Influence of secondary oxide phases on microstructural and gas sensitive properties of nanostructured titanium dioxide thin films

A systematic comparison of single and binary metal oxide T1O₂, TiO₂-Ga₂O₃, TiO₂-Er ₂O₃ and TiO₂-Ta₂O₅ gas sensors with nanocrystalline and mesoporous microstructure, prepared by sol-gel route, was conducted. The gas sensitivity was increased by secondary phase introduction into TiO₂ film via two mechanisms, firstly through the inhibition of anatase-to-rutile transformation, since the anatase phase accommodates larger amounts of adsorbed oxygen, and secondly through the retardation of grain growth, since the higher surface area provides more active sites for gas molecule adsorption.

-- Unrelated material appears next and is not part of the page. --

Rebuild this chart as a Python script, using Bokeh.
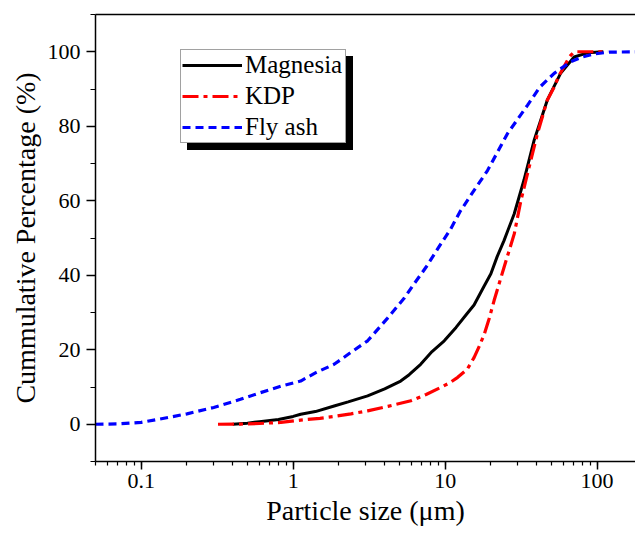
from bokeh.plotting import figure
from bokeh.models import (Range1d, LogAxis, Legend, LegendItem, SingleIntervalTicker,
                          FixedTicker, CustomJSTickFormatter)
from bokeh.embed import file_html
from bokeh.resources import INLINE

# ---- data ----
mag_d = [0.4, 0.5, 0.6, 0.8, 1.0, 1.12, 1.4, 1.86, 2.3, 3.09, 4.0, 5.1, 5.8, 6.9, 8.2,
         9.87, 11.8, 14.0, 15.5, 18.0, 20.0, 22.0, 24.4, 28.5, 33.0, 38.5, 47.0, 57.5,
         70.6, 86.5, 110.0]
mag_v = [0, 0.3, 0.7, 1.3, 2.1, 2.7, 3.4, 4.9, 6.0, 7.6, 9.5, 11.6, 13.3, 16.1, 19.5,
         22.4, 26.0, 29.8, 32.0, 37.0, 40.4, 45.0, 49.3, 56.5, 65.5, 76.2, 87.0, 94.2,
         98.6, 99.7, 100]

kdp_d = [0.32, 0.45, 0.6, 0.83, 1.12, 1.5, 1.86, 2.4, 3.09, 4.2, 5.95, 7.5, 9.37, 10.8,
         12.1, 14.0, 15.5, 16.8, 18.1, 19.5, 21.0, 24.4, 28.5, 31.5, 35.7, 40.5, 47.0,
         52.2, 56.0, 60.5, 64.0, 67.0, 70.0, 74.0, 85.0, 100.0, 117.0]
kdp_v = [0, 0.05, 0.2, 0.5, 1.1, 1.6, 2.1, 2.8, 3.6, 4.8, 6.3, 8.0, 9.9, 11.2,
         12.6, 14.8, 17.9, 21.0, 24.2, 28.4, 33.2, 42.1, 51.1, 60.0, 69.0, 78.0, 87.0,
         90.5, 93.5, 96.0, 97.8, 99.0, 99.8, 100, 100, 100, 100]

fly_d = [0.05, 0.07, 0.1, 0.15, 0.2, 0.3, 0.45, 0.6, 0.83, 1.12, 1.4, 1.86, 2.4, 3.09,
         4.18, 5.37, 6.25, 7.5, 9.37, 10.9, 12.5, 15.5, 19.0, 25.7, 34.8, 42.0, 52.2,
         67.0, 80.0, 95.6, 120.0, 200.0]
fly_v = [0, 0.1, 0.5, 1.8, 2.8, 4.5, 6.7, 8.4, 10.2, 11.6, 13.8, 16.1, 19.3, 22.4,
         28.5, 33.8, 37.7, 42.2, 48.4, 52.5, 57.0, 62.8, 68.1, 78.0, 85.6, 90.5, 94.2,
         97.3, 98.6, 99.4, 99.9, 100]

series_names = ["Magnesia", "KDP", "Fly ash"]
x_label = "Particle size (\u03bcm)"
y_label = "Cummulative Percentage (%)"

SERIF = "'Liberation Serif', 'Times New Roman', serif"

p = figure(width=635, height=534, x_axis_type="log",
           x_range=Range1d(0.05, 179), y_range=Range1d(-10, 110),
           output_backend="svg", toolbar_location=None,
           min_border_left=95, min_border_right=0, min_border_top=14, min_border_bottom=73)
p.xgrid.visible = False
p.ygrid.visible = False
p.outline_line_color = None
p.background_fill_color = "white"
p.border_fill_color = "white"

r_mag = p.line(mag_d, mag_v, line_color="black", line_width=3)
r_kdp = p.line(kdp_d, kdp_v, line_color="#ff0000", line_width=3.2, line_dash="16 5 4 5")
r_fly = p.line(fly_d, fly_v, line_color="#0000ff", line_width=3.2, line_dash="8 5")

# axes styling
for ax in (p.xaxis[0], p.yaxis[0]):
    ax.axis_line_color = "black"
    ax.axis_line_width = 1.5
    ax.major_tick_line_color = "black"
    ax.minor_tick_line_color = "black"
    ax.major_tick_line_width = 1.5
    ax.minor_tick_line_width = 1.2
    ax.major_tick_in = 0
    ax.minor_tick_in = 0
    ax.major_label_text_font = SERIF
    ax.major_label_text_font_size = "22px"
    ax.major_label_text_color = "black"
    ax.axis_label_text_font = SERIF
    ax.axis_label_text_font_style = "normal"
    ax.axis_label_text_font_size = "28px"
    ax.axis_label_text_color = "black"

p.xaxis[0].major_tick_out = 8
p.xaxis[0].minor_tick_out = 4
p.xaxis[0].major_label_standoff = 4
p.xaxis[0].axis_label_standoff = 4
p.xaxis[0].axis_label = x_label
p.xaxis[0].formatter = CustomJSTickFormatter(code="return parseFloat(tick.toPrecision(6)).toString();")

p.yaxis[0].ticker = SingleIntervalTicker(interval=20, num_minor_ticks=2)
p.yaxis[0].major_tick_out = 9
p.yaxis[0].minor_tick_out = 5
p.yaxis[0].major_label_standoff = 6
p.yaxis[0].axis_label_standoff = 4
p.yaxis[0].axis_label = y_label

top_axis = LogAxis(ticker=FixedTicker(ticks=[]), axis_line_color="black", axis_line_width=1.5,
                   major_tick_line_color=None, minor_tick_line_color=None)
p.add_layout(top_axis, "above")

# legend shadow (black box behind the legend)
s_rs = [p.line([], [], line_color="black", line_width=3) for _ in series_names]
leg_common = dict(label_text_font=SERIF, label_text_font_size="25px",
                  glyph_width=60, glyph_height=28, label_height=28, label_width=99,
                  label_standoff=3, spacing=3, padding=1, margin=0, border_line_width=1)
shadow = Legend(items=[LegendItem(label=" ", renderers=[r]) for r in s_rs],
                location=(92, 311), background_fill_color="black", background_fill_alpha=1,
                border_line_color="black", label_text_color="black", **leg_common)
p.add_layout(shadow)

legend = Legend(items=[LegendItem(label=n, renderers=[r]) for n, r in
                       zip(series_names, [r_mag, r_kdp, r_fly])],
                location=(85, 318), background_fill_color="white", background_fill_alpha=1,
                border_line_color="#444444", label_text_color="black", **leg_common)
p.add_layout(legend)

open("out.html", "w").write(file_html(p, INLINE))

The binary metal oxides exhibited a remarkable response towards low concentrations of CO and NO₂ gases at low operating temperature of 200°C, resulting in increasing thermal stability of sensing films as well as decreasing their power consumption. The calibration curves revealed that all sensors followed the power law (S = A[gas]^B) (where S is sensor response, coefficients A and B are constants and [gas] is gas concentration). The response magnitude of the sensors obtained in this work is superior to TiO₂-based sensors reported in previous studies.